++++ Information provided ++++

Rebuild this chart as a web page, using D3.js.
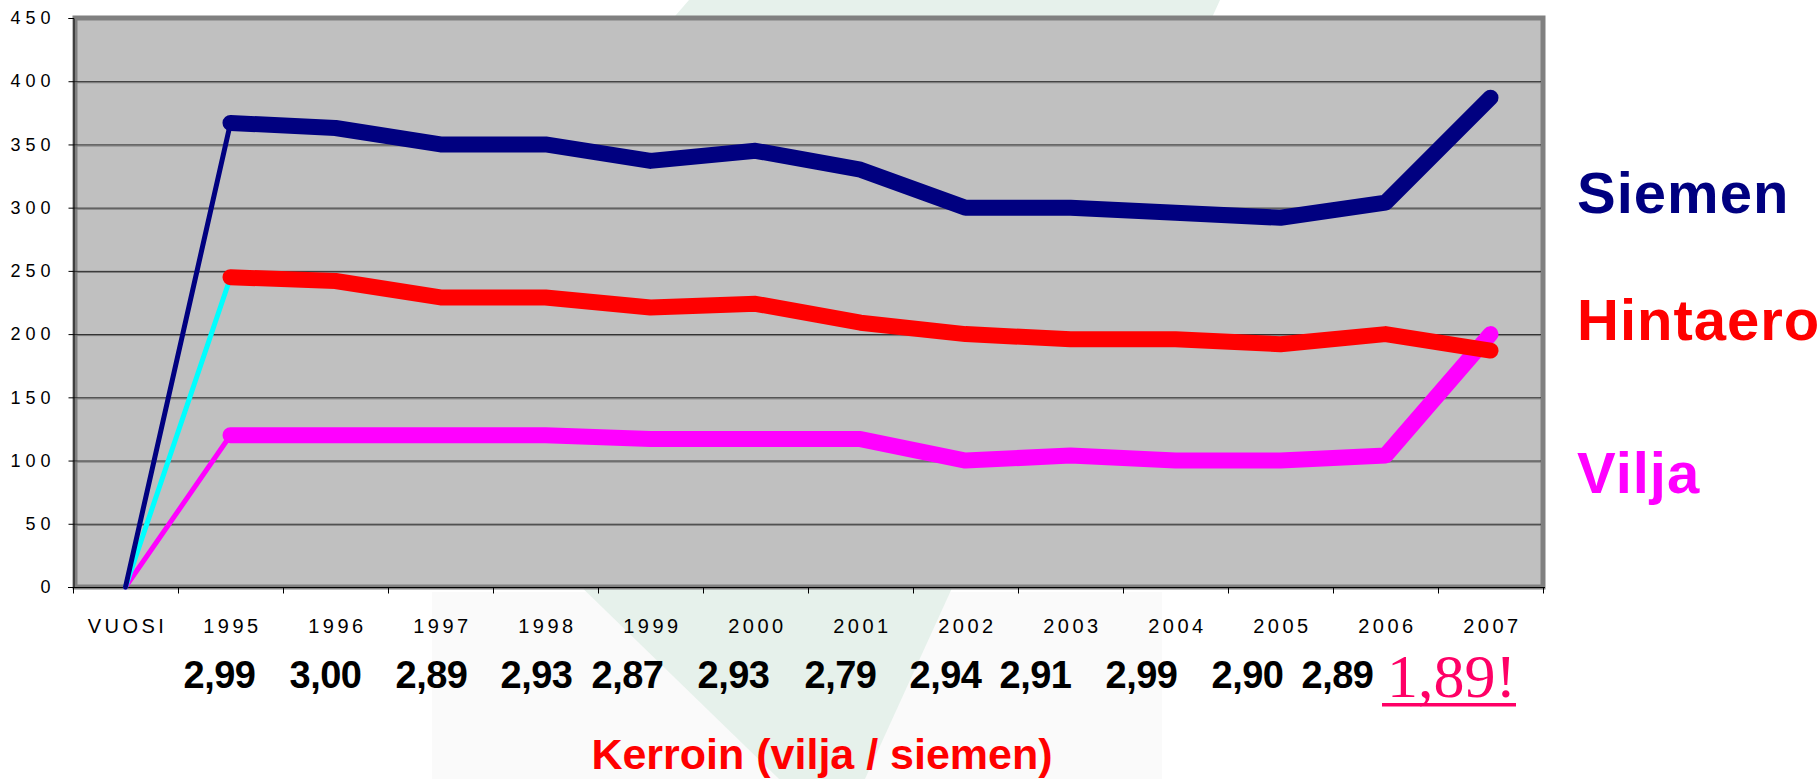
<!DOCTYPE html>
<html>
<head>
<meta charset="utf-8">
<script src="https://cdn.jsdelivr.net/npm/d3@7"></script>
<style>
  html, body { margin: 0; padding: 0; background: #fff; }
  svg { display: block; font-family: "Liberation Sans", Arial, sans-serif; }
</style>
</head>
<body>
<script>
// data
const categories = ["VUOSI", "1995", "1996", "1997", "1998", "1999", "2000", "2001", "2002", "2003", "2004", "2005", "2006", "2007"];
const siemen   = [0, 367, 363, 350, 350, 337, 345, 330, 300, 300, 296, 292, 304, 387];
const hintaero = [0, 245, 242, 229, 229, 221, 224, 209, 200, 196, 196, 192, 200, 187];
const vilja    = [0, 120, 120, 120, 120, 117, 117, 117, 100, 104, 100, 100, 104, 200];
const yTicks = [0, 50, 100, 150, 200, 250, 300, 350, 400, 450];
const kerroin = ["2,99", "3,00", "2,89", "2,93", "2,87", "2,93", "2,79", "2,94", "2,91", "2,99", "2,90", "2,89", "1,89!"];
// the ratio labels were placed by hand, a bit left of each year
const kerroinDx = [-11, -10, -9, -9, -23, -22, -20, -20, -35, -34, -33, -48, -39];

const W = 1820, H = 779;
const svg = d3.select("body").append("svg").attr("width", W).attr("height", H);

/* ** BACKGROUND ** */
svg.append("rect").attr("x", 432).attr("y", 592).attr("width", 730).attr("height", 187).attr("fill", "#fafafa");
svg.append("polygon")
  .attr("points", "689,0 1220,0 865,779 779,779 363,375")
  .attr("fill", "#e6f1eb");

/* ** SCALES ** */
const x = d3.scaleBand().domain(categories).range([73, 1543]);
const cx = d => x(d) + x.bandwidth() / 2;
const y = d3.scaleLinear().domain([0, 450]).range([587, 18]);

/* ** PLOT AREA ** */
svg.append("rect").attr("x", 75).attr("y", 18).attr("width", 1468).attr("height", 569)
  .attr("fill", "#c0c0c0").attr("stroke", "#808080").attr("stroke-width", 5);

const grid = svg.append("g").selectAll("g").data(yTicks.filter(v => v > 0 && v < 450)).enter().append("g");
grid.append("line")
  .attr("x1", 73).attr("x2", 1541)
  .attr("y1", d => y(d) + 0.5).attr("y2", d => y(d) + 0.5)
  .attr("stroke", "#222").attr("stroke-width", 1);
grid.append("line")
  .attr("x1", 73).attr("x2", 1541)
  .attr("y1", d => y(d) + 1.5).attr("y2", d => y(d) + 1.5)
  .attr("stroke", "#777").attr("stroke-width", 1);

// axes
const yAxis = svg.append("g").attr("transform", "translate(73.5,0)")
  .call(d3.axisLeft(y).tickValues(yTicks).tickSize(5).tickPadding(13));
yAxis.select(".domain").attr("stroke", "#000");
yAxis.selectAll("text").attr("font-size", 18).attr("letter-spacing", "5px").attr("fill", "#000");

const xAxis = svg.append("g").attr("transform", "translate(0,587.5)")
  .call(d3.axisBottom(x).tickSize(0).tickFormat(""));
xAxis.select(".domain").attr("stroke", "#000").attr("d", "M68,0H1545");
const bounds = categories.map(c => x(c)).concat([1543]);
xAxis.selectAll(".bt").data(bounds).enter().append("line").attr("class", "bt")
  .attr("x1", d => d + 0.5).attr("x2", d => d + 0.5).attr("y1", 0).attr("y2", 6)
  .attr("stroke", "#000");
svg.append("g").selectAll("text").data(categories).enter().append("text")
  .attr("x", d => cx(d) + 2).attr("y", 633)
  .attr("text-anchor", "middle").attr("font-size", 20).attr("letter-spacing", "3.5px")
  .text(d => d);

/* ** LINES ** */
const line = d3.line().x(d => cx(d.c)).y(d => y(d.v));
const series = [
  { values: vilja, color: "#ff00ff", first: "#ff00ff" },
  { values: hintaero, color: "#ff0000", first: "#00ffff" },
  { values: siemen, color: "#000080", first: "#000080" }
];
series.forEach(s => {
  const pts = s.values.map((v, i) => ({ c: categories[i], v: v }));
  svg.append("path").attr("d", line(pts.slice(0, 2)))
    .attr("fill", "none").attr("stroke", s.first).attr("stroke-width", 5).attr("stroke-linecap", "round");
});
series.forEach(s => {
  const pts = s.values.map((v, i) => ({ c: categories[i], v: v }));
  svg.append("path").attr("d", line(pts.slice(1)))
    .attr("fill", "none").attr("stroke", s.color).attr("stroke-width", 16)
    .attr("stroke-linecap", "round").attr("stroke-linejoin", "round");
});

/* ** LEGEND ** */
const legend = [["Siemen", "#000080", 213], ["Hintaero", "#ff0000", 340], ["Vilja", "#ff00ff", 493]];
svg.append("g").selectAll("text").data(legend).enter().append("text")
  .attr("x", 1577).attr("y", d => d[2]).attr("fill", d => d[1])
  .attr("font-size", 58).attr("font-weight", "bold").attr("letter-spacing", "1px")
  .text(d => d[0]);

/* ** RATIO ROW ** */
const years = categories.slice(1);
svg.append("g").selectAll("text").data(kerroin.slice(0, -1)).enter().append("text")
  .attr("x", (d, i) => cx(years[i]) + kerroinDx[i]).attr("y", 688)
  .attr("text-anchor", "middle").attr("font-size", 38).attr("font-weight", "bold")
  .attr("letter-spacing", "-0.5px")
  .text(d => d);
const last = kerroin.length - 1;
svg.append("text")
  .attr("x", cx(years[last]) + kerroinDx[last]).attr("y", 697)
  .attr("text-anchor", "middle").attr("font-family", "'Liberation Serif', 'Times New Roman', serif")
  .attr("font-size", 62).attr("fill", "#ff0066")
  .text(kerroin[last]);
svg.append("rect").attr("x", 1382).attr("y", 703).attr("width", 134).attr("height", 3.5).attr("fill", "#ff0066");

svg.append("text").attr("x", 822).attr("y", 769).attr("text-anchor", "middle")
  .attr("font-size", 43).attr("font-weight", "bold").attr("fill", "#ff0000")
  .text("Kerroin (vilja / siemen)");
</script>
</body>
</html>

++++

Set every line down exactly as written, leaving each picture out.

[Expected output]
Rebuild this chart as a web page, using D3.js.
<!DOCTYPE html>
<html>
<head>
<meta charset="utf-8">
<script src="https://cdn.jsdelivr.net/npm/d3@7"></script>
<style>
  html, body { margin: 0; padding: 0; background: #fff; }
  svg { display: block; font-family: "Liberation Sans", Arial, sans-serif; }
</style>
</head>
<body>
<script>
// data
const categories = ["VUOSI", "1995", "1996", "1997", "1998", "1999", "2000", "2001", "2002", "2003", "2004", "2005", "2006", "2007"];
const siemen   = [0, 367, 363, 350, 350, 337, 345, 330, 300, 300, 296, 292, 304, 387];
const hintaero = [0, 245, 242, 229, 229, 221, 224, 209, 200, 196, 196, 192, 200, 187];
const vilja    = [0, 120, 120, 120, 120, 117, 117, 117, 100, 104, 100, 100, 104, 200];
const yTicks = [0, 50, 100, 150, 200, 250, 300, 350, 400, 450];
const kerroin = ["2,99", "3,00", "2,89", "2,93", "2,87", "2,93", "2,79", "2,94", "2,91", "2,99", "2,90", "2,89", "1,89!"];
// the ratio labels were placed by hand, a bit left of each year
const kerroinDx = [-11, -10, -9, -9, -23, -22, -20, -20, -35, -34, -33, -48, -39];

const W = 1820, H = 779;
const svg = d3.select("body").append("svg").attr("width", W).attr("height", H);

/* ** BACKGROUND ** */
svg.append("rect").attr("x", 432).attr("y", 592).attr("width", 730).attr("height", 187).attr("fill", "#fafafa");
svg.append("polygon")
  .attr("points", "689,0 1220,0 865,779 779,779 363,375")
  .attr("fill", "#e6f1eb");

/* ** SCALES ** */
const x = d3.scaleBand().domain(categories).range([73, 1543]);
const cx = d => x(d) + x.bandwidth() / 2;
const y = d3.scaleLinear().domain([0, 450]).range([587, 18]);

/* ** PLOT AREA ** */
svg.append("rect").attr("x", 75).attr("y", 18).attr("width", 1468).attr("height", 569)
  .attr("fill", "#c0c0c0").attr("stroke", "#808080").attr("stroke-width", 5);

const grid = svg.append("g").selectAll("g").data(yTicks.filter(v => v > 0 && v < 450)).enter().append("g");
grid.append("line")
  .attr("x1", 73).attr("x2", 1541)
  .attr("y1", d => y(d) + 0.5).attr("y2", d => y(d) + 0.5)
  .attr("stroke", "#222").attr("stroke-width", 1);
grid.append("line")
  .attr("x1", 73).attr("x2", 1541)
  .attr("y1", d => y(d) + 1.5).attr("y2", d => y(d) + 1.5)
  .attr("stroke", "#777").attr("stroke-width", 1);

// axes
const yAxis = svg.append("g").attr("transform", "translate(73.5,0)")
  .call(d3.axisLeft(y).tickValues(yTicks).tickSize(5).tickPadding(13));
yAxis.select(".domain").attr("stroke", "#000");
yAxis.selectAll("text").attr("font-size", 18).attr("letter-spacing", "5px").attr("fill", "#000");

const xAxis = svg.append("g").attr("transform", "translate(0,587.5)")
  .call(d3.axisBottom(x).tickSize(0).tickFormat(""));
xAxis.select(".domain").attr("stroke", "#000").attr("d", "M68,0H1545");
const bounds = categories.map(c => x(c)).concat([1543]);
xAxis.selectAll(".bt").data(bounds).enter().append("line").attr("class", "bt")
  .attr("x1", d => d + 0.5).attr("x2", d => d + 0.5).attr("y1", 0).attr("y2", 6)
  .attr("stroke", "#000");
svg.append("g").selectAll("text").data(categories).enter().append("text")
  .attr("x", d => cx(d) + 2).attr("y", 633)
  .attr("text-anchor", "middle").attr("font-size", 20).attr("letter-spacing", "3.5px")
  .text(d => d);

/* ** LINES ** */
const line = d3.line().x(d => cx(d.c)).y(d => y(d.v));
const series = [
  { values: vilja, color: "#ff00ff", first: "#ff00ff" },
  { values: hintaero, color: "#ff0000", first: "#00ffff" },
  { values: siemen, color: "#000080", first: "#000080" }
];
series.forEach(s => {
  const pts = s.values.map((v, i) => ({ c: categories[i], v: v }));
  svg.append("path").attr("d", line(pts.slice(0, 2)))
    .attr("fill", "none").attr("stroke", s.first).attr("stroke-width", 5).attr("stroke-linecap", "round");
});
series.forEach(s => {
  const pts = s.values.map((v, i) => ({ c: categories[i], v: v }));
  svg.append("path").attr("d", line(pts.slice(1)))
    .attr("fill", "none").attr("stroke", s.color).attr("stroke-width", 16)
    .attr("stroke-linecap", "round").attr("stroke-linejoin", "round");
});

/* ** LEGEND ** */
const legend = [["Siemen", "#000080", 213], ["Hintaero", "#ff0000", 340], ["Vilja", "#ff00ff", 493]];
svg.append("g").selectAll("text").data(legend).enter().append("text")
  .attr("x", 1577).attr("y", d => d[2]).attr("fill", d => d[1])
  .attr("font-size", 58).attr("font-weight", "bold").attr("letter-spacing", "1px")
  .text(d => d[0]);

/* ** RATIO ROW ** */
const years = categories.slice(1);
svg.append("g").selectAll("text").data(kerroin.slice(0, -1)).enter().append("text")
  .attr("x", (d, i) => cx(years[i]) + kerroinDx[i]).attr("y", 688)
  .attr("text-anchor", "middle").attr("font-size", 38).attr("font-weight", "bold")
  .attr("letter-spacing", "-0.5px")
  .text(d => d);
const last = kerroin.length - 1;
svg.append("text")
  .attr("x", cx(years[last]) + kerroinDx[last]).attr("y", 697)
  .attr("text-anchor", "middle").attr("font-family", "'Liberation Serif', 'Times New Roman', serif")
  .attr("font-size", 62).attr("fill", "#ff0066")
  .text(kerroin[last]);
svg.append("rect").attr("x", 1382).attr("y", 703).attr("width", 134).attr("height", 3.5).attr("fill", "#ff0066");

svg.append("text").attr("x", 822).attr("y", 769).attr("text-anchor", "middle")
  .attr("font-size", 43).attr("font-weight", "bold").attr("fill", "#ff0000")
  .text("Kerroin (vilja / siemen)");
</script>
</body>
</html>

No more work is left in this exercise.